Your objective >> Below is a listing. Return the lines from the one that contains "Emit a Python" to the one that contains "from matplotlib.patches import Rectangle", both ends included, verbatim and with no pictures.

Available records >>
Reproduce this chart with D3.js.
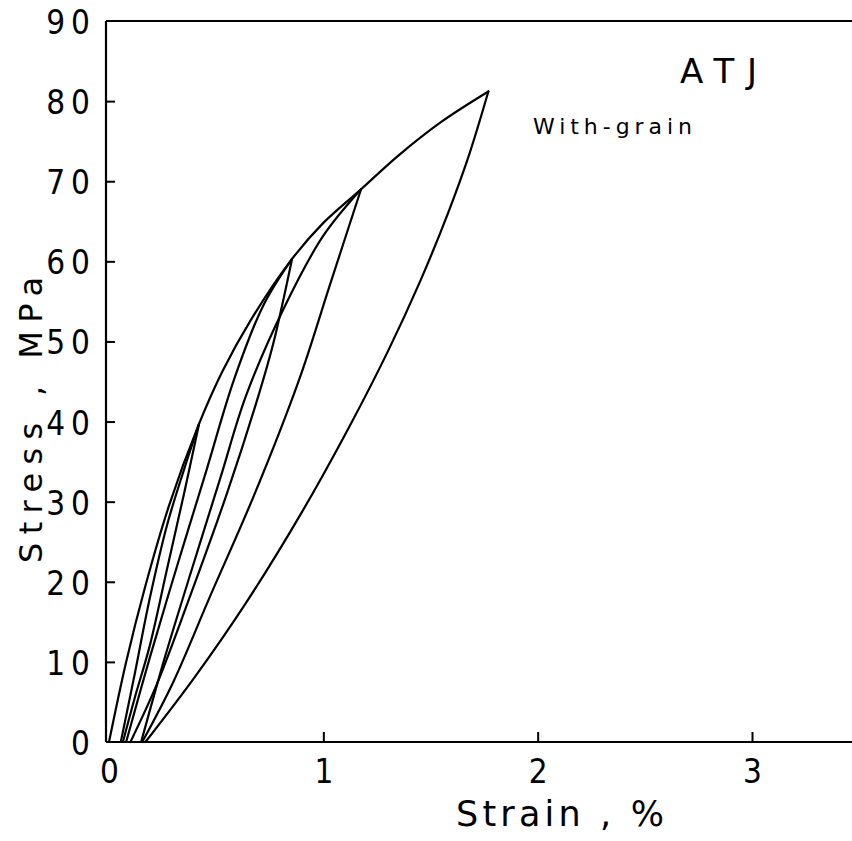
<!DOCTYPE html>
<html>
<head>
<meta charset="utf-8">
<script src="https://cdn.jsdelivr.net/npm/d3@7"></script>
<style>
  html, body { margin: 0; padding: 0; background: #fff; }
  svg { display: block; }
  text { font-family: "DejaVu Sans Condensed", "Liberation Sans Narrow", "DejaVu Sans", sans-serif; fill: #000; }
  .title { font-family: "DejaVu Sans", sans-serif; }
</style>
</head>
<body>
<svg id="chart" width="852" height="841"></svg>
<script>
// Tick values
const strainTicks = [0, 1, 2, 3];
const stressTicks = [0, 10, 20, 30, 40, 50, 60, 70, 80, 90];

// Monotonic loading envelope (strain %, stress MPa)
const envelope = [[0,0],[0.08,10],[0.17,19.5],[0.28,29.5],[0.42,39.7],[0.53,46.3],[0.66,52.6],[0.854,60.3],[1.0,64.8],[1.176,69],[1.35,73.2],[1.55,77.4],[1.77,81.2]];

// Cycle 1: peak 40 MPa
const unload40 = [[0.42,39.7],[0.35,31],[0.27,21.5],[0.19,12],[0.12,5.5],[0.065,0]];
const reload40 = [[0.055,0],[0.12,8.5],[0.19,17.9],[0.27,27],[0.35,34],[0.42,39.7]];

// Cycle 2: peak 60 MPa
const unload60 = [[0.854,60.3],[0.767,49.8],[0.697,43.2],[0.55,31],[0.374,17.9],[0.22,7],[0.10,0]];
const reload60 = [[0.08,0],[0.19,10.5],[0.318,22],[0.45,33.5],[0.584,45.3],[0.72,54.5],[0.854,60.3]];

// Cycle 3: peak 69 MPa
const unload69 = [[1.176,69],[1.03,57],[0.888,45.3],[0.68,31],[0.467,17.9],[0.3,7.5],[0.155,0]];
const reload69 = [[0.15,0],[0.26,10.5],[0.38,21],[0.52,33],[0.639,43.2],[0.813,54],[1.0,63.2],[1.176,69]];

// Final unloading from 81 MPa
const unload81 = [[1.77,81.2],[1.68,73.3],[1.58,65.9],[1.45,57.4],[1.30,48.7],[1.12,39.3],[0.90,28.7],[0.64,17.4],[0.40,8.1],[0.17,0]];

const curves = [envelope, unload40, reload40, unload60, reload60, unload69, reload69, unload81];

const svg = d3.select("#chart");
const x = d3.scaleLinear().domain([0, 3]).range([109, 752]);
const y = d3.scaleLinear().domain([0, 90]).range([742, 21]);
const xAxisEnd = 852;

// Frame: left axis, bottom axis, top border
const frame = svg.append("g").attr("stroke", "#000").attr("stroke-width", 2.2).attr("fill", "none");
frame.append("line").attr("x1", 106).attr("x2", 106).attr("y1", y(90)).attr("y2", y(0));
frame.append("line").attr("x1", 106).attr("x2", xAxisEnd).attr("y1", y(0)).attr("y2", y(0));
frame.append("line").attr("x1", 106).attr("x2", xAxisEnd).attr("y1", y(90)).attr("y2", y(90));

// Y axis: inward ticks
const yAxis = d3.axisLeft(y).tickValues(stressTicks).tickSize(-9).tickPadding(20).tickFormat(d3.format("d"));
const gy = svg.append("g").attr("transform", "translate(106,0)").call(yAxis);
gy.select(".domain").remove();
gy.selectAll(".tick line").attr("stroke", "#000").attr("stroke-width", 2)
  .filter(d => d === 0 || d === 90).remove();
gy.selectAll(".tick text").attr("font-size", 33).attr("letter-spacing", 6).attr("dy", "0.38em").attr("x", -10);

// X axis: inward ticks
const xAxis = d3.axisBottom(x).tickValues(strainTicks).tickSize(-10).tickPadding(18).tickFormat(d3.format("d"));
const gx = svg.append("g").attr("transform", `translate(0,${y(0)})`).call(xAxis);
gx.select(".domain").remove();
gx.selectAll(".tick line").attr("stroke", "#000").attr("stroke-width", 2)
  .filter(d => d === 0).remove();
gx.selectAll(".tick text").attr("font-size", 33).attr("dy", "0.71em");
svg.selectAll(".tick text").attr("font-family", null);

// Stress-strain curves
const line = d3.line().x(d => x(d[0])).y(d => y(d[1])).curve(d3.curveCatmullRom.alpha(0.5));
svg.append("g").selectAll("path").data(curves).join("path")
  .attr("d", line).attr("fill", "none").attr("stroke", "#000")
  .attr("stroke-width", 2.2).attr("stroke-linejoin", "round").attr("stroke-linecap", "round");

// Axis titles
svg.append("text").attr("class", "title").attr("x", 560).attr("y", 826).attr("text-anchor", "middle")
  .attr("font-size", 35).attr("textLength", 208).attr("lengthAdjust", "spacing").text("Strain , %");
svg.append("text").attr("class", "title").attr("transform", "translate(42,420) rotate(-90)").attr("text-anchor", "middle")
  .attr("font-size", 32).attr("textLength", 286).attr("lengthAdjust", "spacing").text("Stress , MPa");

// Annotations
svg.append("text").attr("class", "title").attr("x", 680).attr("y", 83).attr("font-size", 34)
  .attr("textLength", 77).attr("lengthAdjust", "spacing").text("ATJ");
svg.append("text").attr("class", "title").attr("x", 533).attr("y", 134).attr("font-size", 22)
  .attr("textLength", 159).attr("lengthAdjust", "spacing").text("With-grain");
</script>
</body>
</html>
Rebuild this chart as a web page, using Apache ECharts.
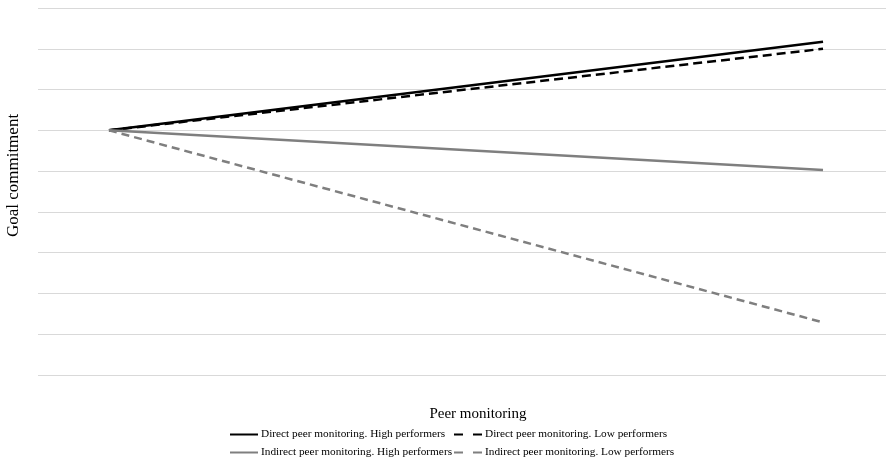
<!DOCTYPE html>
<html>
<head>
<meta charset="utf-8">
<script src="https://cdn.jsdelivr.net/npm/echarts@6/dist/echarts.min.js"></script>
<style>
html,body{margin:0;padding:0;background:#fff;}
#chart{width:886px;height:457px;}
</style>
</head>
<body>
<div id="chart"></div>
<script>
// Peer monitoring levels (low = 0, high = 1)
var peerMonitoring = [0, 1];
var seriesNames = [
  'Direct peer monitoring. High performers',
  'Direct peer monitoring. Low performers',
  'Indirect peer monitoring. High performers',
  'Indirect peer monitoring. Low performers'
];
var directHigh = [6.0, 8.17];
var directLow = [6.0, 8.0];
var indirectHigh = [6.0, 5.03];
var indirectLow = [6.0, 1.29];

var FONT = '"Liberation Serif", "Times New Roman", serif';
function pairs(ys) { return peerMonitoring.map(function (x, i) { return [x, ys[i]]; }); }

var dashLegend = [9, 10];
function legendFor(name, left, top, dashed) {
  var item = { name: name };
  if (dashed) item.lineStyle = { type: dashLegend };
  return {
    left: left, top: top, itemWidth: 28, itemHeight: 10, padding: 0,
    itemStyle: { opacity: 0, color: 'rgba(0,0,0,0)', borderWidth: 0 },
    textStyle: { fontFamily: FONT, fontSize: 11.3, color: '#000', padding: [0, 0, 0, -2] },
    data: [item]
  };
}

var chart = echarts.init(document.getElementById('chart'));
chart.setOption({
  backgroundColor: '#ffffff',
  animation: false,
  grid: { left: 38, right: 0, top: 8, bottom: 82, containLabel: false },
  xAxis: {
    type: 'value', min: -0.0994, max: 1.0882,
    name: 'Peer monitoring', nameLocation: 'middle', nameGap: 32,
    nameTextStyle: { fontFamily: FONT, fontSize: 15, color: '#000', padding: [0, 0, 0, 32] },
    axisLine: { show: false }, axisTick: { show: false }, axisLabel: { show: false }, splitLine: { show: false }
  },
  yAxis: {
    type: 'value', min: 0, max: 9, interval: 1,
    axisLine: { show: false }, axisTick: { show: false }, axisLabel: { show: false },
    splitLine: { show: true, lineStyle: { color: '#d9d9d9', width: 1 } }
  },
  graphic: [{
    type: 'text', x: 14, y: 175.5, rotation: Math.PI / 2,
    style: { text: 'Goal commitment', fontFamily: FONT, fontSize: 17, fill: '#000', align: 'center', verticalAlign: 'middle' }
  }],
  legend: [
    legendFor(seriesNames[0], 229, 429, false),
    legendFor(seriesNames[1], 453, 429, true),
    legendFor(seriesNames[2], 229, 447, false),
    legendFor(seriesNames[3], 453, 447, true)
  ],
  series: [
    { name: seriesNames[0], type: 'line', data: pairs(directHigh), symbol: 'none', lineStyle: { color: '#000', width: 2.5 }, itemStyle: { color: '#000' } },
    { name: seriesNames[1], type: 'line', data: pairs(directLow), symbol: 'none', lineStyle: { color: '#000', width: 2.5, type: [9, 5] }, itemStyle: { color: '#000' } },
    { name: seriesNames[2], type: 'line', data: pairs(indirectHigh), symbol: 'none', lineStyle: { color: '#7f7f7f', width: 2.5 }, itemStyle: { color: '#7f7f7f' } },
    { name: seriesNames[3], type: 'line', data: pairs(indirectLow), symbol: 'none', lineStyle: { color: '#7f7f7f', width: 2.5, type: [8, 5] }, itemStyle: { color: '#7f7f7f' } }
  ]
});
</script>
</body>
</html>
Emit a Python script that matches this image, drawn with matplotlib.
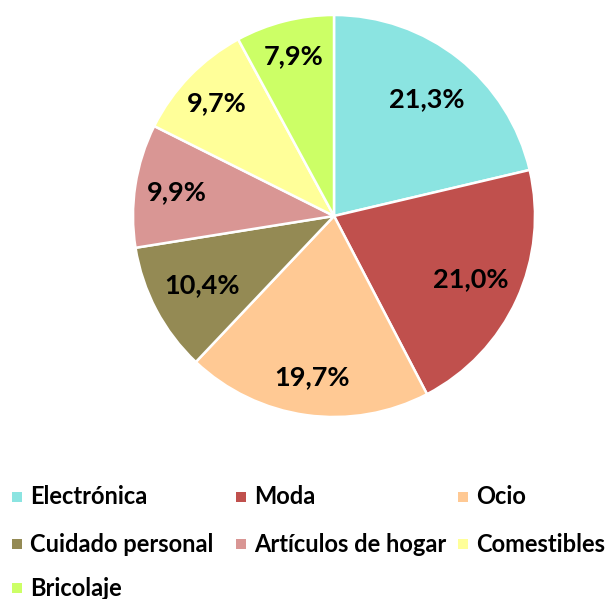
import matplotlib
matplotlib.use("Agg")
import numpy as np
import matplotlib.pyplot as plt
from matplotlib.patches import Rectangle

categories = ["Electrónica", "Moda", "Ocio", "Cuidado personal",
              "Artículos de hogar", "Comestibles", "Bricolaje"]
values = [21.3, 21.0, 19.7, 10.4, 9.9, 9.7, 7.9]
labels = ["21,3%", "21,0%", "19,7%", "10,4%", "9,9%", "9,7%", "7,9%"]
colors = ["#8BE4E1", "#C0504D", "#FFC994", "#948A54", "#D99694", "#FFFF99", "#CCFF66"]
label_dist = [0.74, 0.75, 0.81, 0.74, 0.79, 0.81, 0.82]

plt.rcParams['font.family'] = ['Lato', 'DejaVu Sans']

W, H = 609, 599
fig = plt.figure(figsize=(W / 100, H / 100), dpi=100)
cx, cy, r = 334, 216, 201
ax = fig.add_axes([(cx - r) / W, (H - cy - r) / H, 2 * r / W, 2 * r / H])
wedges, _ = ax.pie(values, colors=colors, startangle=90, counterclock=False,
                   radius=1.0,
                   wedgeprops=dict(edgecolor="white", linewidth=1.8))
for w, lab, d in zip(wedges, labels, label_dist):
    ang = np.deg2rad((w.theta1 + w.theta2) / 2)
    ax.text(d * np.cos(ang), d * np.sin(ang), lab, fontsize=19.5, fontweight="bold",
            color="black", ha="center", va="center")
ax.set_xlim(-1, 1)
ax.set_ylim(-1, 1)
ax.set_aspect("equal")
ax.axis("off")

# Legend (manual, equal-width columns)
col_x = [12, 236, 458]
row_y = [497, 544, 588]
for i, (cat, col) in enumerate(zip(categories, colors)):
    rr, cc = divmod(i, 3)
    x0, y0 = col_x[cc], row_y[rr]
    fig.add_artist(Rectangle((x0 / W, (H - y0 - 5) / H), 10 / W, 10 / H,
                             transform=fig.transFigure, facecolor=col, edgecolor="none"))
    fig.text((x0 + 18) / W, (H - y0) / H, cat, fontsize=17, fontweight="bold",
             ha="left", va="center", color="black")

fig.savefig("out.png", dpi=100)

Solution to the problem >>
Emit a Python script that matches this image, drawn with matplotlib.
import matplotlib
matplotlib.use("Agg")
import numpy as np
import matplotlib.pyplot as plt
from matplotlib.patches import Rectangle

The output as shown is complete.